Eizo and a couple of other brands *may* have better options and setup, but I can guarantee that everyone else is just a matter of a few basic differences. Samsung, NEC, Sony, Viewsonic, HP - they're all the same, pretty much, or close enough that you'd need a pro to tell the difference.
I beg to differ and it all has to do with context. This forum has an interesting mix of professionals and extremely talented enthusiasts (who can often easily outshoot a lot of pros) and that requires two very different approaches with regards to advice and what is or is not worth buying. I own a Dell 20" (about 4 or 5 years old now... haven't used it in several years aside from the odd non-photo edited application here and there... I never used it for critical editing but I have compared it to my better monitors), and HP LP3065, a Samsung 213T, and an NEC2690. The Dell is the worst of the bunch. The Samsung was nice for its time but much better options have come along since then, specifically it misrepresents reds (they're a bit orange) and it can't be profiled out. The HP is impressive for a consumer model. When I bought it the options were the Apple 30" ACD, the 30" Dell and of course the HP. The HP at the time was the best performing display (if I were to buy right now it would be an NEC 3090).
For professional applications "a few basic differences" can mean the difference between smooth sailing and hours of lost time. For example, if you're producing a print and it contains a smooth gradient like what you would see in a scene with the sky slightly after sunset, a less expensive monitor (of which many tend to have luminance issues... they are too bright and require hacks to work around) in order to bring it down to acceptable luminance levels will require a destructive change to the profile loaded to the video LUT which is only 8 bits. Most of the time 8 bits works for us but with critical applications (especially if you're working in a wider gamut color space) there is very little margin for error. A display that has to be coaxed down to the proper luminance level via the video LUT may display posterization. When you're charging hundreds of dollars for a print you don't want to deliver something with posterization in it so you might start chasing a ghost in Photoshop that may not be there to begin with in the first place. You might find this out when you run a print which is not such a big deal if you own a large format printer but if you don't it's a slow process if you can't rely on your monitor for accurate soft proofing.
For a pro I always say that your monitor is your most used piece of gear in your studio.
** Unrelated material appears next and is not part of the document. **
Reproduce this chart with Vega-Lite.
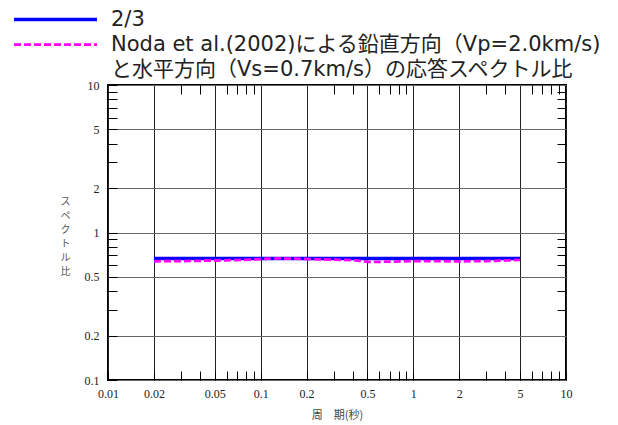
{
  "$schema": "https://vega.github.io/schema/vega-lite/v6.json",
  "width": 458,
  "height": 295,
  "autosize": {"type": "none"},
  "padding": {"left": 108, "top": 85, "right": 52, "bottom": 45},
  "background": "white",
  "config": {
    "view": {"stroke": "black", "strokeWidth": 2},
    "axis": {
      "domain": false,
      "labelFont": "Liberation Serif",
      "labelFontSize": 12,
      "labelColor": "#222",
      "tickColor": "black",
      "tickWidth": 1,
      "tickSize": -9
    }
  },
  "data": {
    "values": [
      {"series": "2/3", "period": 0.02, "ratio": 0.6667},
      {"series": "2/3", "period": 5, "ratio": 0.6667},
      {"series": "Noda et al.(2002)による鉛直方向（Vp=2.0km/s)", "period": 0.02, "ratio": 0.638},
      {"series": "Noda et al.(2002)による鉛直方向（Vp=2.0km/s)", "period": 0.03, "ratio": 0.64},
      {"series": "Noda et al.(2002)による鉛直方向（Vp=2.0km/s)", "period": 0.05, "ratio": 0.645},
      {"series": "Noda et al.(2002)による鉛直方向（Vp=2.0km/s)", "period": 0.07, "ratio": 0.65},
      {"series": "Noda et al.(2002)による鉛直方向（Vp=2.0km/s)", "period": 0.1, "ratio": 0.66},
      {"series": "Noda et al.(2002)による鉛直方向（Vp=2.0km/s)", "period": 0.13, "ratio": 0.667},
      {"series": "Noda et al.(2002)による鉛直方向（Vp=2.0km/s)", "period": 0.17, "ratio": 0.665},
      {"series": "Noda et al.(2002)による鉛直方向（Vp=2.0km/s)", "period": 0.2, "ratio": 0.66},
      {"series": "Noda et al.(2002)による鉛直方向（Vp=2.0km/s)", "period": 0.3, "ratio": 0.655},
      {"series": "Noda et al.(2002)による鉛直方向（Vp=2.0km/s)", "period": 0.42, "ratio": 0.648},
      {"series": "Noda et al.(2002)による鉛直方向（Vp=2.0km/s)", "period": 0.5, "ratio": 0.632},
      {"series": "Noda et al.(2002)による鉛直方向（Vp=2.0km/s)", "period": 0.7, "ratio": 0.634},
      {"series": "Noda et al.(2002)による鉛直方向（Vp=2.0km/s)", "period": 1, "ratio": 0.64},
      {"series": "Noda et al.(2002)による鉛直方向（Vp=2.0km/s)", "period": 2, "ratio": 0.638},
      {"series": "Noda et al.(2002)による鉛直方向（Vp=2.0km/s)", "period": 3, "ratio": 0.64},
      {"series": "Noda et al.(2002)による鉛直方向（Vp=2.0km/s)", "period": 4, "ratio": 0.646},
      {"series": "Noda et al.(2002)による鉛直方向（Vp=2.0km/s)", "period": 5, "ratio": 0.652}
    ]
  },
  "layer": [
    {
      "mark": {"type": "line", "interpolate": "linear"},
      "encoding": {
        "x": {
          "field": "period", "type": "quantitative",
          "scale": {"type": "log", "domain": [0.01, 10]},
          "axis": {
            "orient": "bottom",
            "values": [0.01,0.02,0.03,0.04,0.05,0.06,0.07,0.08,0.09,0.1,0.2,0.3,0.4,0.5,0.6,0.7,0.8,0.9,1,2,3,4,5,6,7,8,9,10],
            "labelExpr": "indexof([0.01,0.02,0.05,0.1,0.2,0.5,1,2,5,10], datum.value) >= 0 ? toString(datum.value) : ''",
            "grid": true,
            "gridColor": {"condition": {"test": "indexof([0.01,0.02,0.05,0.1,0.2,0.5,1,2,5,10], datum.value) >= 0", "value": "#222"}, "value": "transparent"},
            "gridWidth": 1,
            "labelPadding": 17,
            "labelFlush": false,
            "labelOverlap": false,
            "title": "周　期(秒)",
            "titleFont": "Noto Sans CJK JP",
            "titleFontSize": 11,
            "titleFontWeight": "normal",
            "titleColor": "#444",
            "titlePadding": 10
          }
        },
        "y": {
          "field": "ratio", "type": "quantitative",
          "scale": {"type": "log", "domain": [0.1, 10]},
          "axis": {
            "orient": "left",
            "values": [0.1,0.2,0.3,0.4,0.5,0.6,0.7,0.8,0.9,1,2,3,4,5,6,7,8,9,10],
            "labelExpr": "indexof([0.1,0.2,0.5,1,2,5,10], datum.value) >= 0 ? toString(datum.value) : ''",
            "grid": true,
            "gridColor": {"condition": {"test": "indexof([0.1,0.2,0.5,1,2,5,10], datum.value) >= 0", "value": "#666"}, "value": "transparent"},
            "gridWidth": 1.2,
            "labelPadding": 18,
            "labelFlush": false,
            "labelOverlap": false,
            "title": ["ス", "ペ", "ク", "ト", "ル", "比"],
            "titleAngle": 0,
            "titleFont": "Noto Sans CJK JP",
            "titleFontSize": 10,
            "titleFontWeight": "normal",
            "titleColor": "#555",
            "titleLineHeight": 14,
            "titleAlign": "center",
            "titleBaseline": "top",
            "titleX": -43,
            "titleY": 111
          }
        },
        "color": {
          "field": "series", "type": "nominal",
          "scale": {
            "domain": ["2/3", "Noda et al.(2002)による鉛直方向（Vp=2.0km/s)", "と水平方向（Vs=0.7km/s）の応答スペクトル比"],
            "range": ["#0000FF", "#FF00FF", "rgba(0,0,0,0)"]
          },
          "legend": {
            "orient": "none",
            "legendX": -96,
            "legendY": -78,
            "title": null,
            "padding": 0,
            "symbolType": "stroke",
            "symbolSize": 6889,
            "clipHeight": 25,
            "rowPadding": 0,
            "labelFont": "DejaVu Sans, Noto Sans CJK JP",
            "labelFontSize": 21,
            "labelColor": "#222",
            "labelOffset": 12,
            "labelLimit": 0
          }
        },
        "strokeDash": {
          "field": "series", "type": "nominal",
          "scale": {
            "domain": ["2/3", "Noda et al.(2002)による鉛直方向（Vp=2.0km/s)", "と水平方向（Vs=0.7km/s）の応答スペクトル比"],
            "range": [[1, 0], [7, 3], [1, 0]]
          }
        },
        "strokeWidth": {
          "field": "series", "type": "nominal",
          "scale": {
            "domain": ["2/3", "Noda et al.(2002)による鉛直方向（Vp=2.0km/s)", "と水平方向（Vs=0.7km/s）の応答スペクトル比"],
            "range": [3.5, 2, 0]
          }
        }
      }
    },
    {
      "mark": {"type": "point", "opacity": 0},
      "encoding": {
        "x": {
          "field": "period", "type": "quantitative",
          "scale": {"type": "log", "domain": [0.01, 10]},
          "axis": {
            "orient": "top",
            "values": [0.03,0.04,0.06,0.07,0.08,0.09,0.3,0.4,0.6,0.7,0.8,0.9,3,4,6,7,8,9],
            "labels": false, "grid": false, "title": null
          }
        },
        "y": {
          "field": "ratio", "type": "quantitative",
          "scale": {"type": "log", "domain": [0.1, 10]},
          "axis": {
            "orient": "right",
            "values": [0.3,0.4,0.6,0.7,0.8,0.9,3,4,6,7,8,9],
            "labels": false, "grid": false, "title": null
          }
        }
      }
    }
  ],
  "resolve": {"axis": {"x": "independent", "y": "independent"}}
}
You're ammortizing its cost over a period of 3 to 4 years and you're doing to stare at the thing for anywhere from 40 to 70 hours per week all year. It makes sense to get the highest quality monitor you can afford. Yes you might save $500 by going with a less expensive model but it only takes one picky or unhappy customer or problem with the lab output and that imagined savings instantly goes away in the form of wasted time trying to trouble shoot problems.
Now for an enthusiast I would say it's more a matter of budget and priority. You could go with something like an NEC P221W or an HP LP2475 and get yourself a very nice display and that will probably serve you quite well. Spending more is met with the rule of diminishing returns and if you don't place a really heavy demand on your monitor (it's not a tool you use every day to make a living with, at least not for making color and density judgments... spreadsheets don't require anything fancy) and the occasional inaccuracy and the time required to fix the problem isn't a big deal then I'd have a hard time recommending that such a user spend twice the amount of money on a more accurate model.
Now to be fair, I know a ton of pros who don't have high end screens and for the most part they do fine but what I often see is that at some point in say, a 3 year period they will run into an issue where the output they get from the lab doesn't match what they see on their screen and when that happens the amount of time you have to put into trouble shooting pretty much negates any money you may have saved. In a professional environment everyone has to consider the ROI of everything they purchase and weigh the risks if they decide to make a compromise and go for something a little less expensive. We all have different needs, I just think it's silly though to skimp on a monitor and maybe try to save $500 when you spend tens of thousands of dollars on top quality glass and camera bodies... what's the point of buying expensive glass and camera bodies if you don't have a tool capable of displaying the nuances that these other tools are capable of capturing? Well... that's my opinion on the subject at least.
So shop for the panel and features instead of having any attachment to a specific brand.
This I agree with 100% Eizo can produce some real clunkers as does NEC. A brand name doesn't necessarily mean guaranteed quality or accuracy. Case in point... lots of people think Bose speakers produce high quality sound but if people were in a blind listening test comparing Bose products to other products of similar cost without knowing what they were listening to NOBODY would ever come to the conclusion that Bose speakers sounded good at all. Bose - Better sound through marketing! :-) And what about Dell? Dell has a terrible reputation when it comes to monitors but what if one day they produce a real winner? It would be silly to dismiss a good product if it can deliver the goods just because historically the results have been poor.